Starting a new job is terrible. There are few experiences that make you feel more awkward, more out of place, and more self-conscious than walking into a new workplace for the first time.
New employees have to do the old rigmarole of filling out paperwork, doing the office tour, meeting managers, etc., but that’s only the beginning. Once that stuff is over, the real awkwardness begins as you try to settle into your new space, try to keep all the new names and faces straight, and do your best to manage the neurosis of worrying what all of these new people think of you.
That’s more or less the common experience, but does it have to be this way? Can’t we make efforts to help new employees feel more welcome, more at home, and less nervous about walking into a new place?Yes. We. Can.
With some basic principles in mind – and a few processes in place – companies can totally change the employee onboarding process into something easy, even enjoyable, instead of the Freddy Krueger nightmare it is for most people.
With that goal in mind, here are a few things you can incorporate into your onboarding process to make new employees feel right at home:
1. Ask Real Questions
If your organization decided to hire someone, hopefully it was because of more than just his or her resume or skillset. Ideally, you’ve hired someone who also fits into the company culture, who interviewed well, and so on – personality is an important factor. So, give them a chance to share it!
Make a point to ask questions about a new employee’s personal interests, his or her likes and dislikes, what they do for fun, what kind of music and movies they like, and all that good stuff. Let them showcase who they really are, and break the ice by asking questions that allow a new employee to share their story.
2. Buddy System
Some organizations, especially the larger ones, may want to institute a “buddy system” for new hires. This may sound like 6th grade camp all over again, but it’s actually a great tool for helping new hires. Pairing your newbie with an experienced employee who can show them the ropes, answer questions, provide some insight about the actual experience of the workplace, and above all, help guide a new person through their difficult first few weeks can be a vital leg up.
Ideally, the buddy should have a similar position as the new hire – or should have formerly held that position. This may or may not include specific training, but must include “general” training for how to fit into the company itself, regardless of job duties.
- Prep the Whole Team
To help a new employee feel welcome, make sure the whole team knows about it! Seems like a no-brainer, but you’d be surprised by how many companies hire people and don’t tell anyone below management level. It throws the staff off when you have your Monday morning meeting and say, “We’ve decided to hire a new sales rep, and here he his, everyone meet Kevin. Teach him everything you know today. Thanks.”
Instead, encourage other employees to introduce themselves, to make themselves available for help or questions, and to simply be aware that a new person may be struggling with some first-day nervousness.
Most people will remember their own painful first days and be able to empathize with a new employee, and if not, then they’re just mean.

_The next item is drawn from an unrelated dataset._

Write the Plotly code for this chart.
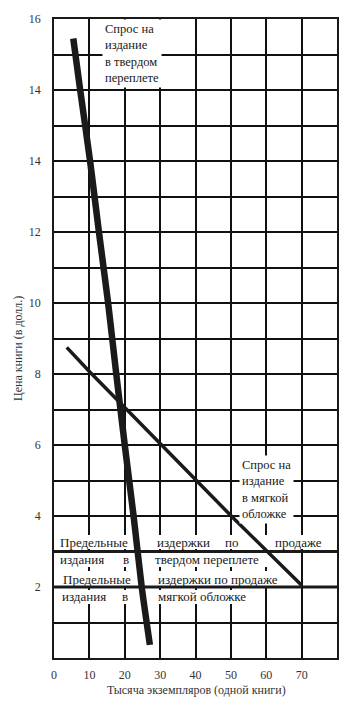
import plotly.graph_objects as go

# ---- data ----
hard_x = [5.45, 7.4, 10.2, 12.7, 15.3, 17.6, 20.0, 22.5, 24.8, 27.1]
hard_y = [17.45, 16, 14, 12, 10, 8, 6, 4, 2, 0.37]

soft_x = [3.6, 10.2, 19.1, 50.6, 70.0]
soft_y = [8.75, 8.05, 7.15, 3.95, 2.05]

mc_x = [0, 80]
mc_hard_y = [3, 3]
mc_soft_y = [2, 2]

x_ticks = [0, 10, 20, 30, 40, 50, 60, 70]
y_tickvals = [2, 4, 6, 8, 10, 12, 14, 16, 18]
y_ticktext = ["2", "4", "6", "8", "10", "12", "14", "14", "16"]

FONT = "Times New Roman, Liberation Serif, DejaVu Serif, serif"
INK = "#1a1a1a"
GRID = "#111111"

fig = go.Figure()
fig.add_trace(go.Scatter(x=mc_x, y=mc_hard_y, mode="lines",
                         line=dict(color=INK, width=3), hoverinfo="skip"))
fig.add_trace(go.Scatter(x=mc_x, y=mc_soft_y, mode="lines",
                         line=dict(color=INK, width=3), hoverinfo="skip"))
fig.add_trace(go.Scatter(x=soft_x, y=soft_y, mode="lines",
                         line=dict(color=INK, width=3.5), hoverinfo="skip"))
fig.add_trace(go.Scatter(x=hard_x, y=hard_y, mode="lines",
                         line=dict(color=INK, width=6.5, shape="spline", smoothing=0.6),
                         hoverinfo="skip"))


def px_x(p):
    return (p - 54) / 283 * 80


def px_y(p):
    return (658 - p) / 639 * 18


# white patches under the marginal-cost text rows (hide grid, stay under the curves)
patches = [
    (55, 330, 535, 549),
    (55, 270, 553, 567),
    (55, 292, 571, 586),
    (55, 260, 590, 604),
]
for x0, x1, y0, y1 in patches:
    fig.add_shape(type="rect", layer="between", xref="x", yref="y",
                  x0=px_x(x0), x1=px_x(x1), y0=px_y(y1), y1=px_y(y0),
                  fillcolor="white", line=dict(width=0))

# multi-line demand labels (white background hides the grid)
fig.add_annotation(text="Спрос на<br>издание<br>в твердом<br>переплете",
                   x=px_x(102), y=px_y(53), xref="x", yref="y",
                   xanchor="left", yanchor="middle", align="left", showarrow=False,
                   bgcolor="white", borderpad=2,
                   font=dict(family=FONT, size=12.5, color=INK))
fig.add_annotation(text="Спрос на<br>издание<br>в мягкой<br>обложке",
                   x=px_x(239), y=px_y(489), xref="x", yref="y",
                   xanchor="left", yanchor="middle", align="left", showarrow=False,
                   bgcolor="white", borderpad=2,
                   font=dict(family=FONT, size=12.5, color=INK))

# marginal-cost labels, word groups placed as in the justified print
words = [
    ("Предельные", 58, 542), ("издержки", 155, 542), ("по", 223, 542), ("продаже", 273, 542),
    ("издания", 58, 559), ("в", 121, 559), ("твердом переплете", 153, 559),
    ("Предельные", 61, 579), ("издержки по продаже", 156, 579),
    ("издания", 60, 596), ("в", 120, 596), ("мягкой обложке", 156, 596),
]
for txt, lx, ly in words:
    fig.add_annotation(text=txt, x=px_x(lx), y=px_y(ly), xref="x", yref="y",
                       xanchor="left", yanchor="middle", showarrow=False,
                       font=dict(family=FONT, size=13, color=INK))

# axis titles
fig.add_annotation(text="Цена книги (в долл.)", xref="paper", yref="paper",
                   x=(18 - 54) / 283, y=(658 - 349) / 639, textangle=-90,
                   showarrow=False, xanchor="center", yanchor="middle",
                   font=dict(family=FONT, size=12, color="#333"))
fig.add_annotation(text="Тысяча экземпляров (одной книги)", xref="paper", yref="paper",
                   x=(196 - 54) / 283, y=(658 - 690) / 639,
                   showarrow=False, xanchor="center", yanchor="middle",
                   font=dict(family=FONT, size=12, color="#333"))

fig.update_layout(
    width=352, height=709,
    margin=dict(l=54, r=15, t=19, b=51),
    paper_bgcolor="white", plot_bgcolor="white",
    showlegend=False,
    xaxis=dict(range=[0, 80], tickmode="array", tickvals=x_ticks,
               showgrid=True, gridcolor=GRID, gridwidth=1.5,
               showline=True, linecolor=INK, linewidth=1.5, mirror=True, zeroline=False,
               ticks="outside", ticklen=5, tickcolor="white",
               tickfont=dict(family=FONT, size=12, color="#333"), fixedrange=True),
    yaxis=dict(range=[0, 18], tickmode="array", tickvals=y_tickvals, ticktext=y_ticktext,
               showgrid=True, gridcolor=GRID, gridwidth=1.5,
               minor=dict(dtick=1, showgrid=True, gridcolor=GRID, gridwidth=1.5),
               showline=True, linecolor=INK, linewidth=1.5, mirror=True, zeroline=False,
               ticks="outside", ticklen=9, tickcolor="white",
               tickfont=dict(family=FONT, size=12, color="#333"), fixedrange=True),
)

fig.write_html("out.html")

- Get the Details in Order
Outside of all the personality, culture, and comfort stuff, a new employee is also there to work. That means knowing the actual ins and outs of the job: the equipment, the policies, and everything else. While you can’t expect a new person to learn everything there is to know in the first day, having all of the information they need ready will make the process so much easier.
That means knowing what handbooks need to be read (and in what order), what equipment they need to get started, what might be confusing, and what is expected of them day-to-day. It also means remembering the simple (but important) stuff: a seating chart with everybody’s names and desk locations, where the bathrooms are, how lunch breaks work, how to punch in or out, etc.
If you have a plan of attack for delivering this basic, essential information, you’re less likely to overlook little things and leave the new employee feeling bewildered or confused.
- Set the Right Tone
Whatever the culture or general environment of your workplace is like, get new employees involved right away. If it’s lighthearted and joke-filled, don’t try to straighten up just because someone new is coming on board. At Revel, we welcome a new team member by putting this picture of Andy on their desk and shooting them with Nerf darts. If demand is high and pressure is a daily part of the workday, don’t shield the new employee from this reality; they’ll have to find out soon enough.
This doesn’t mean just throwing new employees to the proverbial wolves, but instead setting the tone that will likely become commonplace for their average day on the job.
- Be Cool
Above all else, just be nice to the new kid! Alleviating the stress and anxiety of starting a new job starts with kind words and a welcoming attitude. Make sure the new person knows that it’s ok to ask questions, that it’s ok if they don’t get it right away, that they can settle in at their own pace, and that the rest of the staff is there to help them get acclimated.
Starting a new job is always a tough process, but with a little preparation for welcoming in a new employee, you and the rest of your staff can ease the transition, prevent some of that awkwardness, and make people feel at home in their new jobs in no time!